# THE TASK:
Don't include pictures. Quote the lines below from the first through the line that contains "fig = plt.figure(figsize=(11.93, 5.25), dpi=100)".

# DATASET SECTION:

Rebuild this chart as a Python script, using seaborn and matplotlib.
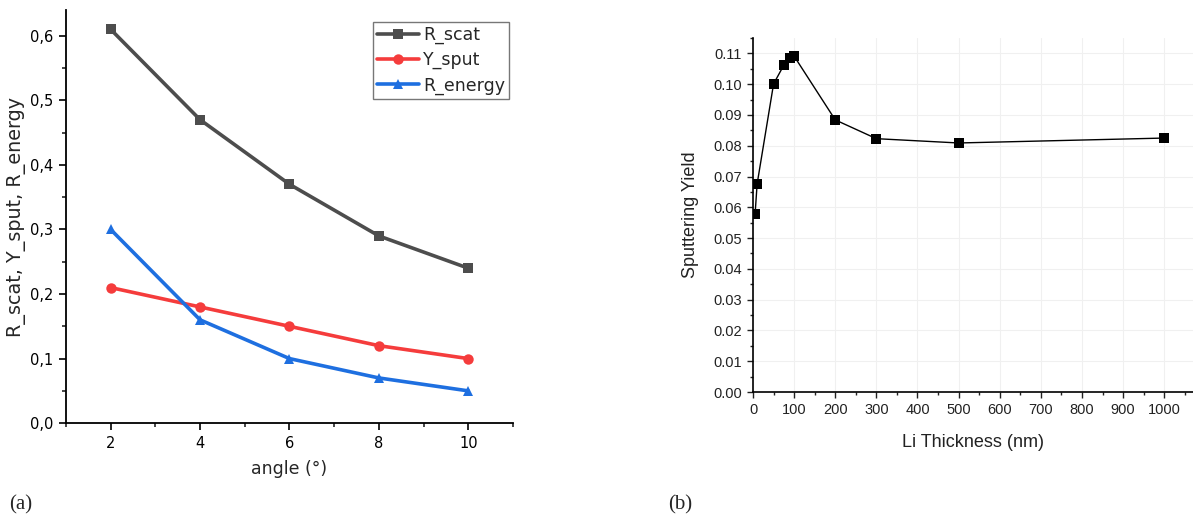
import pandas as pd
import matplotlib.pyplot as plt
import seaborn as sns
from matplotlib.ticker import MultipleLocator

# Panel (a) data
angles = [2, 4, 6, 8, 10]
r_scat = [0.61, 0.47, 0.37, 0.29, 0.24]
y_sput = [0.21, 0.18, 0.15, 0.12, 0.10]
r_energy = [0.30, 0.16, 0.10, 0.07, 0.05]

# Panel (b) data
li_thickness = [5, 10, 50, 75, 90, 100, 200, 300, 500, 1000]
sput_yield = [0.0578, 0.0676, 0.1001, 0.1062, 0.1084, 0.1091, 0.0884, 0.0823, 0.0809, 0.0825]

sns.set_theme(style="ticks")
plt.rcParams["font.family"] = ["DejaVu Sans"]

fig = plt.figure(figsize=(11.93, 5.25), dpi=100)

# ---- (a) ----
ax1 = fig.add_axes([0.0553, 0.194, 0.3747, 0.787])
series = [("R_scat", r_scat, "#4d4d4d", "s"),
          ("Y_sput", y_sput, "#f53c3c", "o"),
          ("R_energy", r_energy, "#1e6fe0", "^")]
for name, vals, col, mk in series:
    df = pd.DataFrame({"angle": angles, "value": vals})
    sns.lineplot(data=df, x="angle", y="value", ax=ax1, color=col, marker=mk,
                 markersize=7.5, markeredgewidth=0, linewidth=2.6, label=name)

ax1.set_xlim(1, 11)
ax1.set_ylim(0, 0.64)
ax1.set_xticks([2, 4, 6, 8, 10])
ax1.xaxis.set_minor_locator(MultipleLocator(1))
ax1.yaxis.set_major_locator(MultipleLocator(0.1))
ax1.yaxis.set_minor_locator(MultipleLocator(0.05))
ax1.set_yticklabels([f"{v:.1f}".replace(".", ",") for v in ax1.get_yticks()])
ax1.tick_params(which="major", direction="out", length=5, width=1.2, labelsize=10.5,
                colors="black", pad=4)
ax1.tick_params(which="minor", direction="out", length=3, width=1.2)
for s in ["top", "right"]:
    ax1.spines[s].set_visible(False)
for s in ["left", "bottom"]:
    ax1.spines[s].set_linewidth(1.3)
    ax1.spines[s].set_color("black")
ax1.set_xlabel("angle (°)", fontsize=12.5, labelpad=7)
ax1.set_ylabel("R_scat, Y_sput, R_energy", fontsize=13.8, labelpad=3)
leg = ax1.legend(loc="upper right", fontsize=12.5, frameon=True, fancybox=False,
                 handlelength=2.4, handletextpad=0.25, borderpad=0.25, labelspacing=0.4,
                 borderaxespad=0.0, bbox_to_anchor=(0.992, 0.972))
leg.get_frame().set_edgecolor("#555555")
leg.get_frame().set_linewidth(1.0)

# ---- (b) ----
ax2 = fig.add_axes([0.6312, 0.2533, 0.3688, 0.6743])
df2 = pd.DataFrame({"thickness": li_thickness, "yield": sput_yield})
sns.lineplot(data=df2, x="thickness", y="yield", ax=ax2, color="black", marker="s",
             markersize=7.5, markeredgewidth=0, linewidth=1.0)
ax2.set_xlim(0, 1070)
ax2.set_ylim(0, 0.115)
ax2.xaxis.set_major_locator(MultipleLocator(100))
ax2.xaxis.set_minor_locator(MultipleLocator(50))
ax2.yaxis.set_major_locator(MultipleLocator(0.01))
ax2.yaxis.set_minor_locator(MultipleLocator(0.005))
ax2.set_yticklabels([f"{v:.2f}" for v in ax2.get_yticks()], family="Liberation Sans")
ax2.set_xticklabels([f"{int(v)}" for v in ax2.get_xticks()], family="Liberation Sans")
ax2.grid(True, which="major", color="#f0f0f0", linewidth=0.8)
ax2.tick_params(which="major", direction="out", length=4, width=1.0, labelsize=10.5,
                colors="#222222", pad=4)
ax2.tick_params(which="minor", direction="out", length=2.5, width=1.0, colors="#222222")
for s in ["top", "right"]:
    ax2.spines[s].set_visible(False)
for s in ["left", "bottom"]:
    ax2.spines[s].set_linewidth(1.2)
    ax2.spines[s].set_color("black")
ax2.set_xlabel("Li Thickness (nm)", fontsize=13, family="Liberation Sans", color="#222222", labelpad=12)
ax2.set_ylabel("Sputtering Yield", fontsize=13, family="Liberation Sans", color="#222222", labelpad=10)

fig.text(0.008, 0.03, "(a)", fontsize=15, family="Liberation Serif")
fig.text(0.56, 0.03, "(b)", fontsize=15, family="Liberation Serif")

plt.savefig("out.png", dpi=100)
plt.close()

# RESULT FOR THIS EXERCISE:
Rebuild this chart as a Python script, using seaborn and matplotlib.
import pandas as pd
import matplotlib.pyplot as plt
import seaborn as sns
from matplotlib.ticker import MultipleLocator

# Panel (a) data
angles = [2, 4, 6, 8, 10]
r_scat = [0.61, 0.47, 0.37, 0.29, 0.24]
y_sput = [0.21, 0.18, 0.15, 0.12, 0.10]
r_energy = [0.30, 0.16, 0.10, 0.07, 0.05]

# Panel (b) data
li_thickness = [5, 10, 50, 75, 90, 100, 200, 300, 500, 1000]
sput_yield = [0.0578, 0.0676, 0.1001, 0.1062, 0.1084, 0.1091, 0.0884, 0.0823, 0.0809, 0.0825]

sns.set_theme(style="ticks")
plt.rcParams["font.family"] = ["DejaVu Sans"]

fig = plt.figure(figsize=(11.93, 5.25), dpi=100)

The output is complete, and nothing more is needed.